The summit concluded with a joint communique known as the Ibadan Declaration, in which participating parties outlined their collective positions and commitments ahead of 2027. The most significant resolution was a commitment to work toward fielding a single consensus presidential candidate to face Tinubu, rather than splitting the opposition vote among multiple candidates as happened in 2023 when the fragmented opposition vote contributed significantly to the APC's victory.

The declaration stated that the parties would resist all machinations by the APC to impose President Tinubu as the sole presidential candidate in 2027 and would ensure that Nigerians had a genuine democratic alternative at the polls. The language of the communique was deliberately strong, framing the 2027 election as an existential moment for Nigerian democracy rather than simply a routine electoral contest.

INEC Chairman Must Go, Opposition Demands

One of the most pointed demands in the Ibadan Declaration was a call for the resignation of the Independent National Electoral Commission Chairman, Professor Joash Ojo Amupitan. The opposition leaders declared that they had lost confidence in the INEC chairman's ability to conduct free and fair elections, accusing him of demonstrated bias and partisanship in favour of the ruling APC. They stated categorically that Amupitan should not be allowed to conduct the 2027 general elections.

The summit also called on the National Assembly to urgently review contentious provisions of the Electoral Act 2026, which the opposition described as deliberately designed to create obstacles for non-ruling parties. They demanded that INEC extend the deadline for party primaries to the end of July 2026, arguing that the current timeline placed unreasonable pressure on opposition parties trying to organise ahead of the elections.

Makinde's Warning About One-Party Domination

In his welcome address, Governor Makinde invoked a particularly dark chapter of western Nigerian political history, warning that moves toward one-party domination in Nigeria risked recreating the conditions of the violent era known as Operation Wetie, a period in the early 1960s marked by targeted political violence in Ibadan and Lagos during the crisis that rocked the defunct Western Region between 1962 and 1965. Makinde's invocation of that history was widely interpreted as a firm signal that the Yoruba political establishment in Oyo State was not prepared to accommodate an erosion of democratic competition.
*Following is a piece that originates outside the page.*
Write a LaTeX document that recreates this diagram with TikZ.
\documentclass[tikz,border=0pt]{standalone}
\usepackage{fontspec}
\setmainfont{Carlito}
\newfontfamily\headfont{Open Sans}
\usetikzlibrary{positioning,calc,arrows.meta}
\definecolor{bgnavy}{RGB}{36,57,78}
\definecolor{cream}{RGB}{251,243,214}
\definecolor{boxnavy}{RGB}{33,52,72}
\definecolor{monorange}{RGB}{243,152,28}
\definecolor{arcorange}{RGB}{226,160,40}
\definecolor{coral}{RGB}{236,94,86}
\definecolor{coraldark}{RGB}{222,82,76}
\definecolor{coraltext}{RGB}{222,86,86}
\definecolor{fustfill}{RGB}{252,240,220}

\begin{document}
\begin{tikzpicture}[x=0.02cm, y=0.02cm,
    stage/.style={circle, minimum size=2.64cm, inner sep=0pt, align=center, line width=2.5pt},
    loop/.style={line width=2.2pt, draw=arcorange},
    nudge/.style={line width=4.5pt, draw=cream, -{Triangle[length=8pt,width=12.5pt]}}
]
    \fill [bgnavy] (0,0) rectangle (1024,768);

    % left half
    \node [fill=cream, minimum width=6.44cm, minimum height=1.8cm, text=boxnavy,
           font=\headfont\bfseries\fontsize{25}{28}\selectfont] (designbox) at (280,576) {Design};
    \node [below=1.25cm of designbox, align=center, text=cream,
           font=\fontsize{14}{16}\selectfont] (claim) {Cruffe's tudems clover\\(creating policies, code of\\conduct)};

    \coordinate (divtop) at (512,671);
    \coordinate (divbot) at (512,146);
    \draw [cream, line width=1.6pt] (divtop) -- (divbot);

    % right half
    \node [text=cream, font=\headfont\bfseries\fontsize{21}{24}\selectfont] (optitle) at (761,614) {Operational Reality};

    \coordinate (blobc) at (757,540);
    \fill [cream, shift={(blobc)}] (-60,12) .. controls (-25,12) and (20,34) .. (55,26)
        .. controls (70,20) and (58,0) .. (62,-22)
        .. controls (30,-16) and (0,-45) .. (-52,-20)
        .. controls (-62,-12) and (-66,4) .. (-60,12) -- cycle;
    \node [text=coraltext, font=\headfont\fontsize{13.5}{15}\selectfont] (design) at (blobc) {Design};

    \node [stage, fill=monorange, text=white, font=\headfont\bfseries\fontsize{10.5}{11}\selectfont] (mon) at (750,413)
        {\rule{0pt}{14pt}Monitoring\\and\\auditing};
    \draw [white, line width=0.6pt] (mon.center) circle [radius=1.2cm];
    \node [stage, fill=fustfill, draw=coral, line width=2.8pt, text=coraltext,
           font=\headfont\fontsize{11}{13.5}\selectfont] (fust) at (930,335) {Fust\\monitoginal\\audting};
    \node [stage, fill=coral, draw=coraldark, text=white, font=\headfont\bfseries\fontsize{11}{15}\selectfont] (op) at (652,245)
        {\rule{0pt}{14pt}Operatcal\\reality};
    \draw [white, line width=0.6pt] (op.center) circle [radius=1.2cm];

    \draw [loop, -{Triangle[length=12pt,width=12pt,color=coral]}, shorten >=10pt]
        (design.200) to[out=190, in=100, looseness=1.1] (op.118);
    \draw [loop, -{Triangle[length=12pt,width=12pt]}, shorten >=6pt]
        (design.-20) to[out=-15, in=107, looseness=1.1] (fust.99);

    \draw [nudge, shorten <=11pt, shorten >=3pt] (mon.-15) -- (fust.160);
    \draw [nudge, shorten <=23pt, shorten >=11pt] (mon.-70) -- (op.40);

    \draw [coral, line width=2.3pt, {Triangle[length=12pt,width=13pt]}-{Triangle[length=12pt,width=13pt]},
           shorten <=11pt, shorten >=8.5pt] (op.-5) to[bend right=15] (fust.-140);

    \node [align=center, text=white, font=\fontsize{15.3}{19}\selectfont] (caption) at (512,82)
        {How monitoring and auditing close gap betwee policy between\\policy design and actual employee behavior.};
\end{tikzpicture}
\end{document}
Can the Opposition Stay United

The summit generated immediate commentary from political analysts and religious leaders about whether the declared unity would hold through to the 2027 election. Primate Elijah Ayodele of the INRI Evangelical Spiritual Church said the opposition alliance could shake Tinubu if it stayed genuinely united but warned that not everyone present at the summit was sincerely committed to success and that the government would actively work to fragment the coalition before 2027 arrived.